For instance, this weekend he was swimming in the pool with his dad and brothers. All four of them, splashing and laughing and doing Boy Things in the water. Travis spends half his life in that swimming pool and moving to a house with a bigger yard and this magnificent, solar-heated swimming pool was 100% the best decision we made last year.

Did I mention he learned to swim in this very pool? Ditched his water wings. His brother Ryan also said goodbye to his water wings in December and is now swimming like a fish. Or a scrawny, many-limbed crayfish – more like it. You know boys at that age. All weirdly long arms and legs, and sticky-out ribs and awkward co-ordination as they try to catch up with the growth spurts. (In comparison, Travis weighs 42,5kg and is shaped like a particularly well-fed Cape seal. He is ROUND.)

Where was I?

Oh yes, Travis waded to the shallow end and got out of the pool at the steps. He then made his way into the house, dripping wet, obviously in search of something. That something turned out to be a “someone”, and that someone was sitting on the loo enjoying the peace and quiet. That someone was me! Travis shuffled into the bathroom, took me by the hand (I hardly had time to awkwardly pull my jeans up!) and pulled me down the passage and out into the garden.

He nudged me towards the pool, and made some – what I call his “urgent” facial expressions – and it was clear he wanted me to get in. Obviously, Travis had looked around and decided that something was missing. “Mom, where is she?”

Long story short, I threw on a swimming costume and lingered on the steps at the pool before the Lionheart crept up behind me and shoved me in.

This tells me two things: Travis sees and understands our family unit. He knows there are five of us, and he can tell which of us is missing. In his head, we are a family and we all belong together.

I know, I know – it seems like a Captain Obvious situation, but he’s never demonstrated this level of awareness and attachment to our family before. Which makes me feel all the more guilty about packing him off to live in residential care last year. It seems so obvious, in hindsight, that he was pining away and missing us terribly – but at the time, I didn’t even know if he cared/noticed that I wasn’t there. Even though I’d bawl my eyes out in the car on the drive home after dropping him off!

But we’ve moved on as a family since then, and I’m so glad we have Travis home with us, even though sometimes… Last night when he cried until about 11am, and I couldn’t figure out what was wrong, and we were all desperate for sleep, and he kept wandering around the house switching on lights and making loud stimming sounds, and. And, and, and… and well, this is just our life and we’re in it together.

When Travis is like this, I usually put his little brothers in our room and we all sleep with the door closed, while he roams free in the night. It’s fairly sound-proof.

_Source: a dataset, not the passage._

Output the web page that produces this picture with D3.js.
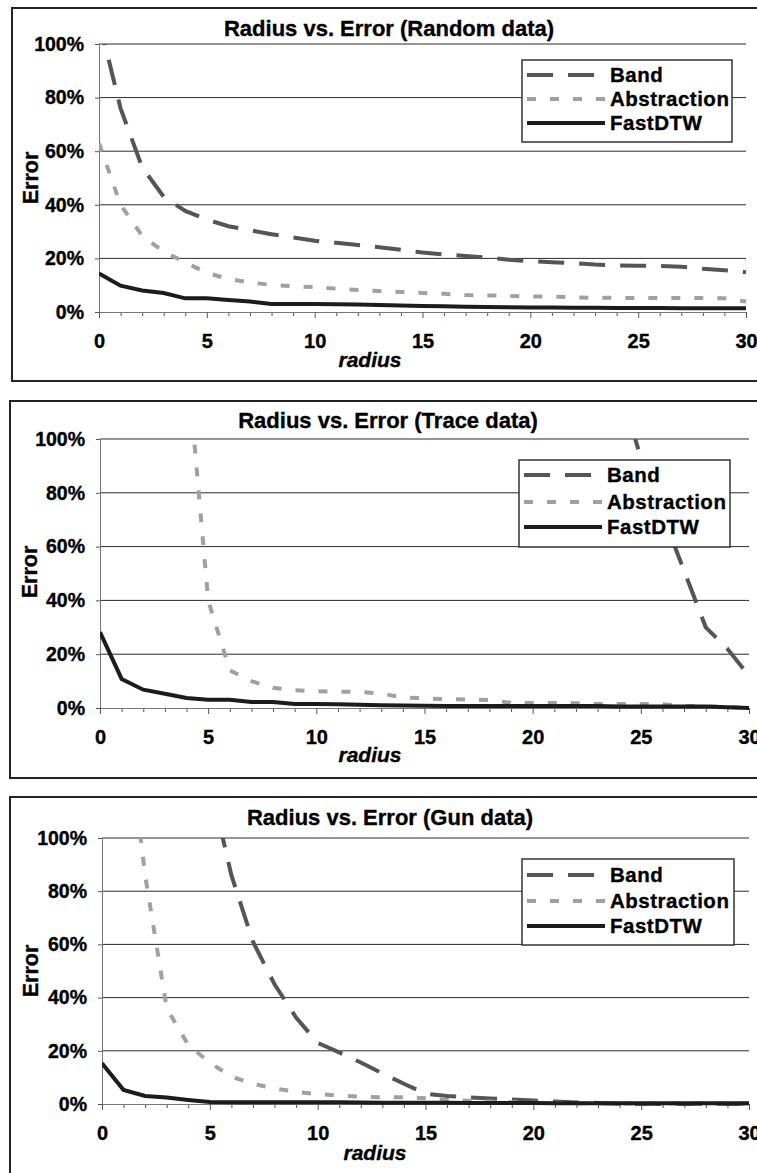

What I really wanted to write about today – sorry, I got carried away with the storytelling there; it’s been such a long time since I shared this much – is that Travis is in one of his “learning” cycles. He coasts on for a year or two, and it seems like nothing much changes except his shoe (and his pants!) size. And then in the space of a few weeks, it’s like a switch goes on in his brain and he takes a cognitive leap forward.

I can see in his eyes that the lights are on. Something is clicking back there. He joins dots that he never joined before, and makes connections that seemed out of his realm of understanding.

He’s also more emotional, and this is the bit I hate. With more thinking, comes more feeling. And Travis will get agitated that he can’t get his meaning across, and bites down hard on his one arm – you should see how calloused it is. I’ve tried wrapping a bandage on it, putting those thick wristguards on it that you wear for playing tennis or squash. I’ve even tried wiping lemon juice on his armsso it tastes bitter.

Anyway, I’m thinking back to the other times when something changed with Trav. There were those weeks when he learned to walk, around about his sixth birthday. Then things were quiet for about two years, and he suddenly started showing us what he wanted by taking our arm and pointing it at objects to show his meaning. Recently, just before I realised there was another “awakening” coming, Travis has been making sounds. Just trying out different noises. Like he wants to get a feel for their shape before he learns new words. (At the moment he says “Ma-ma-ma-ma,” which isn’t really “mom” but it’s still nice to hear.) So there is a chance he might learn to talk some day.

So there’s a little Lionheart update for you. I’m glad I got to write something today.